"Stordita col farmaco e violentata": patteggia il patrigno incastrato dal video

L'aveva girato la figliastra dopo i primi abusi fingendosi addormentata: toccherà ora al giudice Ponticelli stabilire se l'anno e dieci mesi concordato sia una pena congrua. Nella foto il Pm Dioni

Marco Dioni

Marco Dioni

Arezzo, 5 dicembre 2018 - Finisce (o almeno i protagonisti sperano che finisca) con un patteggiamento la storia di sesso, droga e videotapes che ai primi di settembre fece scalpore in Valdarno. La pena, un anno e dieci mesi, l’hanno già concordata il Pm Marco Dioni, titolare dell’inchiesta per violenza sessuale, e il patrigno incastrato dalla figliastra con un filmato che documentava gli abusi subiti in stato di incoscienza.

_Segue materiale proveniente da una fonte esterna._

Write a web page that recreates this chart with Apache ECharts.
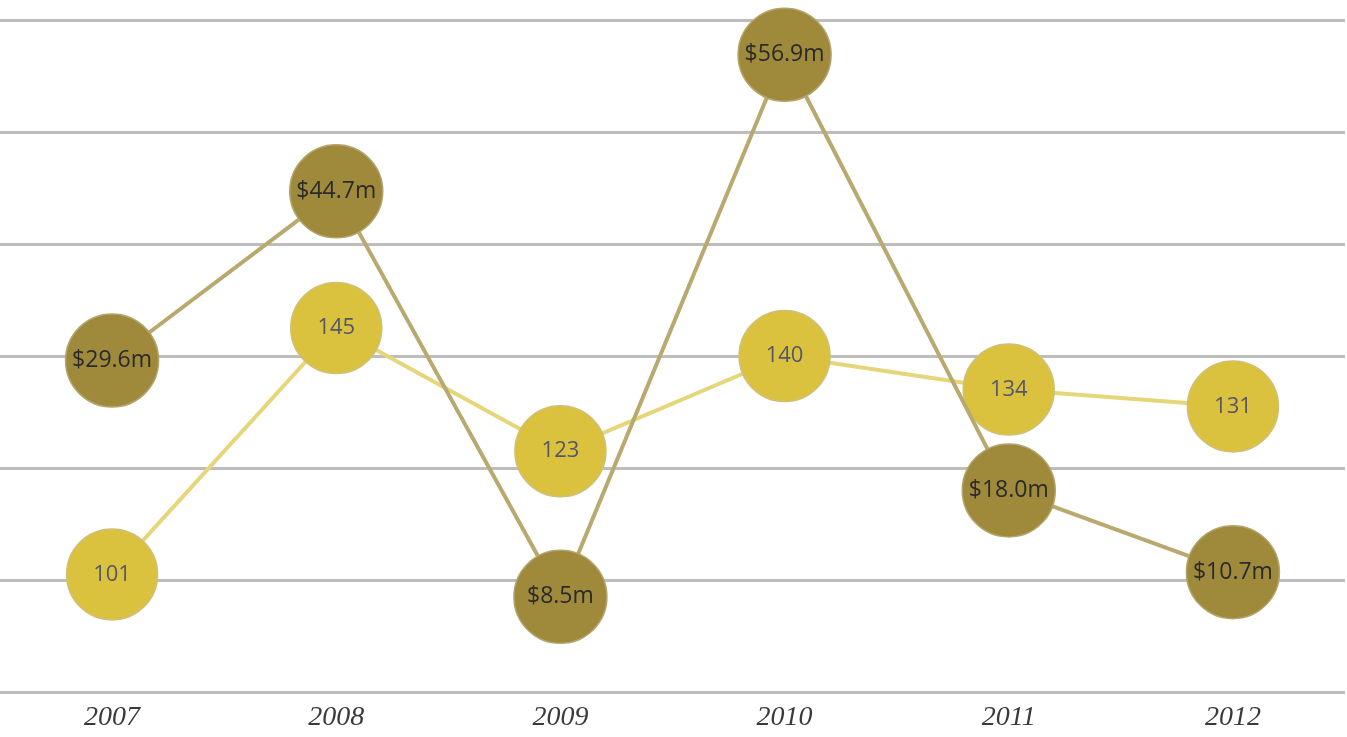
<!DOCTYPE html>
<html>
<head>
<meta charset="utf-8">
<script src="https://cdn.jsdelivr.net/npm/echarts@6/dist/echarts.min.js"></script>
<style>html,body{margin:0;padding:0;background:#fff;}#c{width:1347px;height:737px;}</style>
</head>
<body>
<div id="c"></div>
<script>
var categories = ['2007', '2008', '2009', '2010', '2011', '2012'];
var revenue = [29.6, 44.7, 8.5, 56.9, 18.0, 10.7];
var counts = [101, 145, 123, 140, 134, 131];

var chart = echarts.init(document.getElementById('c'));
chart.setOption({
  animation: false,
  backgroundColor: '#ffffff',
  grid: { left: 0, right: 2, top: 20, bottom: 45 },
  xAxis: {
    type: 'category',
    data: categories,
    boundaryGap: true,
    axisLine: { show: false },
    axisTick: { show: false },
    axisLabel: {
      fontFamily: 'Liberation Serif',
      fontStyle: 'italic',
      fontSize: 28,
      color: '#3a3a3a',
      margin: 12
    }
  },
  yAxis: [
    {
      type: 'value', min: 0, max: 60, interval: 10,
      axisLabel: { show: false },
      axisLine: { show: false },
      axisTick: { show: false },
      splitLine: { lineStyle: { color: '#bdbdbd', width: 3 } }
    },
    {
      type: 'value', min: 80, max: 200, interval: 20,
      axisLabel: { show: false },
      axisLine: { show: false },
      axisTick: { show: false },
      splitLine: { show: false }
    }
  ],
  series: [
    {
      name: 'Revenue',
      type: 'line',
      yAxisIndex: 0,
      data: revenue,
      symbol: 'circle',
      symbolSize: 93,
      z: 3,
      lineStyle: { color: '#b9a96f', width: 4 },
      itemStyle: { color: '#9f8a3c', borderColor: '#b3a46c', borderWidth: 1.5 },
      label: {
        show: true,
        position: 'inside',
        formatter: function (p) { return '$' + p.value.toFixed(1) + 'm'; },
        fontFamily: 'Open Sans',
        fontSize: 23,
        color: '#2a2a2a'
      }
    },
    {
      name: 'Count',
      type: 'line',
      yAxisIndex: 1,
      data: counts,
      symbol: 'circle',
      symbolSize: 91,
      z: 2,
      lineStyle: { color: '#e6d67a', width: 4 },
      itemStyle: { color: '#dbc23e', borderColor: '#cfbf7a', borderWidth: 1.5 },
      label: {
        show: true,
        position: 'inside',
        fontFamily: 'Open Sans',
        fontSize: 22,
        color: '#555768'
      }
    }
  ]
});
</script>
</body>
</html>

Manca ancora il via libera del giudice, che è il Gup Piergiorgio Ponticelli: toccherà a lui dire se la pena è congrua in relazione alle contestazioni oppure se è troppo leggera. Verdetto che arriverà nell’udienza già fissata per l’11 dicembre, fra una settimana. E’ un caso che si dipana in poche settimane nel pieno dell’estate, in una cittadina valdarnese di cui sarà meglio tacere il nome per evitare di rendere riconoscibile la vittima.

Comincia con lei che scopre all’improvviso una malattia genetica per curare la quale i medici prescrivono un farmaco dagli effetti narcolettici. La giovane lo prende, insomma, e cade in uno stato di torpore, del quale avrebbe appunto approfittato il patrigno, un noto commerciante della zona, che con la scusa di assisterla si sarebbe trasferito di peso a casa sua e l’avrebbe a più riprese sottoposta ad attenzioni particolari che si possono riassumere sotto il titolo del reato di violenza sessuale.

La giovane, con due figli e un compagno, lì per lì non si accorge di niente ma poi comincia a insospettirsi per alcuni sintomi che a una donna non passano inosservati. Si confida con il fidanzato e insieme congegnano la trappola. Lei fa finta di assumere il farmaco e poi fa la parte di quella che è caduta in catalessi, ma non senza aver attivato prima lo smartphone in modalità telecamera, puntato su chi le sta di fronte.

Le immagini, quando va a rivederle, sono inequivocabili: il patrigno che allunga le mani proprio dove non dovrebbe. A quel punto parte la querela, che verrà corroborata anche da ulteriori elementi, che la figliastra considera come una sorte di confessione: lui che la bersaglia di whatsapp nei quali ammette: sì ho sbagliato, ma l’ho fatto per non mettermi il cappio al collo.

Segue una sorta di stalking, almeno a detta della giovane: il patrigno che la segue ovunque vada, nella sua fuga per rendersi invisibile da un paese del Valdarno all’altro e le installa persino un Gps nel cellulare per sapere sempre dove è. Tanto che il Gip dispone un divieto di avvicinamento. La sorpresa arriva quando i carabinieri vanno a notificarglielo e gli trovano in casa parecche decine di grammi di droghe leggere e coca.

Tecnicamente è spaccio, con tanto di arresto e successivo ritorno in libertà. Giuridicamente, il caso è complesso, perchè siamo ai limiti: nel momento in cui subisce gli abusi, lei non è incosciente ma finge di esserlo, è un consenso tacito o è punibile? E ci sono elementi di prova sufficienti per gli episodi precedenti, quellì sì violenza sessuale senza dubbi? Comunque sia, il patrigno, difeso dall’avvocato Stefano Del Corto, sceglie di patteggiare per evitare conseguenze peggiori. Lei fin dal primo momento è assistita dall’avvocato Giacomo Chiuchini.